In reflecting on Fiddler’s strength’s, Murphy cites “an amazing live orchestra” and “a stellar cast.”

Whitson is equally effusive in praising her cast. Of Frankie Mulder playing Golda, Tevye’s wife, Whitson says, “Frankie always has a sense of maturity. She’s always up for whatever you throw at her. She can deal with Tevye and calm him down.”

Kate Wightmore, who plays Tevye’s oldest daughter Tzeitel, also displays layers and subtleties.

“She’s the first daughter to go against Tevye when she falls in love with the poor tailor. She stands up to her father. Kate has grown up a lot and she’s really developed her acting skills. She plays a free spirit, a light-hearted young woman while still being head of her siblings.”

Lindsay Davidson’s Hodel, the second daughter, falls in love with a teacher.
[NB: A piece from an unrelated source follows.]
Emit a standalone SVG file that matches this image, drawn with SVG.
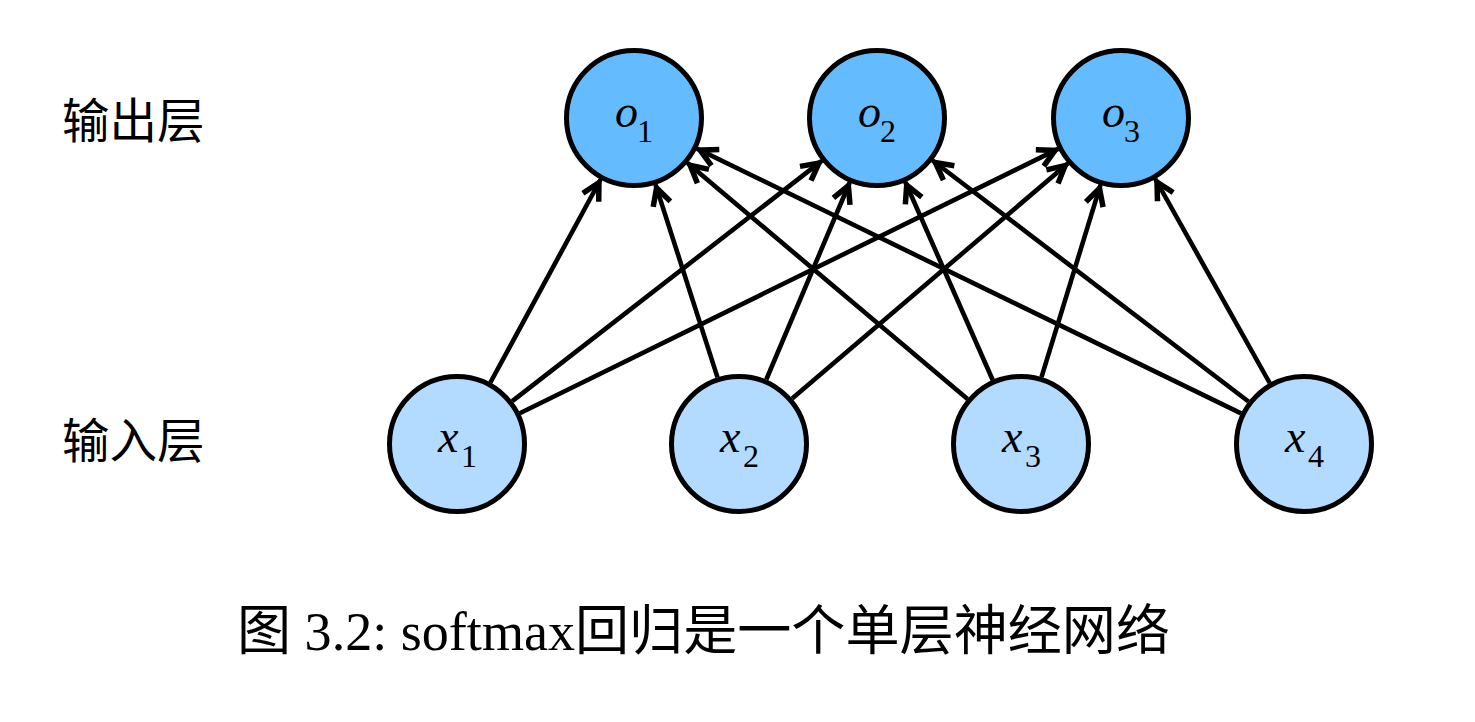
<svg xmlns="http://www.w3.org/2000/svg" width="1475" height="722" viewBox="0 0 1475 722">
<style>
.out{fill:#64bcff;stroke:#000;stroke-width:5}
.in{fill:#b3daff;stroke:#000;stroke-width:5}
.v{font-family:"Liberation Serif",serif;font-style:italic;font-size:46px;fill:#000}
.s{font-family:"Liberation Serif",serif;font-size:32px;fill:#000}
.lab{font-family:"Noto Sans CJK SC",sans-serif;font-size:47.5px;fill:#000}
.cap{font-family:"Liberation Serif","Noto Sans CJK SC",serif;font-size:54px;fill:#000}
.e{stroke:#000;stroke-width:4.6;fill:none}
</style>
<defs>
<marker id="ah" markerUnits="userSpaceOnUse" viewBox="-26 -14 34 28" markerWidth="34" markerHeight="28" refX="3.5" refY="0" orient="auto">
<path d="M-17,-9 L0,0 L-17,9" fill="none" stroke="#000" stroke-width="5.5" stroke-linejoin="miter"/>
</marker>
</defs>
<rect width="1475" height="722" fill="#fff"/>
<g id="connectors">
<line class="e" marker-end="url(#ah)" x1="490.4" y1="382.5" x2="600.6" y2="179.5"/>
<line class="e" marker-end="url(#ah)" x1="512.3" y1="401.1" x2="821.7" y2="160.9"/>
<line class="e" marker-end="url(#ah)" x1="519.8" y1="413.2" x2="1058.2" y2="148.9"/>
<line class="e" marker-end="url(#ah)" x1="717.5" y1="377.4" x2="655.5" y2="184.6"/>
<line class="e" marker-end="url(#ah)" x1="766.3" y1="379.5" x2="849.7" y2="182.5"/>
<line class="e" marker-end="url(#ah)" x1="792.2" y1="398.6" x2="1067.8" y2="163.4"/>
<line class="e" marker-end="url(#ah)" x1="967.5" y1="398.9" x2="687.5" y2="163.1"/>
<line class="e" marker-end="url(#ah)" x1="992.7" y1="380.0" x2="905.3" y2="182.0"/>
<line class="e" marker-end="url(#ah)" x1="1041.5" y1="377.1" x2="1100.5" y2="184.9"/>
<line class="e" marker-end="url(#ah)" x1="1241.1" y1="413.4" x2="696.9" y2="148.6"/>
<line class="e" marker-end="url(#ah)" x1="1248.4" y1="401.5" x2="932.6" y2="160.5"/>
<line class="e" marker-end="url(#ah)" x1="1269.7" y1="383.0" x2="1155.3" y2="179.0"/>
</g>
<g id="o1"><circle class="out" cx="634" cy="118" r="67.5"/><text class="v" x="615" y="127">o</text><text class="s" x="637" y="142">1</text></g>
<g id="o2"><circle class="out" cx="877" cy="118" r="67.5"/><text class="v" x="858" y="127">o</text><text class="s" x="880" y="142">2</text></g>
<g id="o3"><circle class="out" cx="1121" cy="118" r="67.5"/><text class="v" x="1102" y="127">o</text><text class="s" x="1124" y="142">3</text></g>
<g id="x1"><circle class="in" cx="457" cy="444" r="67.5"/><text class="v" x="438" y="452">x</text><text class="s" x="461" y="467">1</text></g>
<g id="x2"><circle class="in" cx="739" cy="444" r="67.5"/><text class="v" x="720" y="452">x</text><text class="s" x="743" y="467">2</text></g>
<g id="x3"><circle class="in" cx="1021" cy="444" r="67.5"/><text class="v" x="1002" y="452">x</text><text class="s" x="1025" y="467">3</text></g>
<g id="x4"><circle class="in" cx="1304" cy="444" r="67.5"/><text class="v" x="1285" y="452">x</text><text class="s" x="1308" y="467">4</text></g>
<g id="labels">
<text class="lab" x="62" y="138">输出层</text>
<text class="lab" x="62" y="458">输入层</text>
</g>
<text class="cap" x="237" y="650" textLength="933" lengthAdjust="spacingAndGlyphs">图 3.2: softmax回归是一个单层神经网络</text>
</svg>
“He’s a revolutionary and speaks against tradition. He gets arrested because he speaks out against the Tsar and goes to Siberia. She follows him. Lindsay is a great vocalist, performer and dancer and she combines the three threads quite well.”

And Sophie Healey, in her first major role, plays Chava, the younger daughter who wishes to marry a Russian soldier outside the Jewish faith.

“It’s a slap in the face to the father – to marry outside the religion. He does not give permission. He shuns her from the family and tells her ‘You are dead.’ Chava comes back, but he’s not ready to forgive her. It’s a very sombre end to the show.”

But in addition to the sadness and poignancy of losing something precious, the musical is a gem filled with the humour and energy of a people determined to persevere despite the hurdles facing them.

“I hope the warmth and love of this family comes through,” Whitson says. “There are many social and cultural issues to deal with, but you can respect the people you love while letting them follow their own heart. There are many things going on including fun and humour.”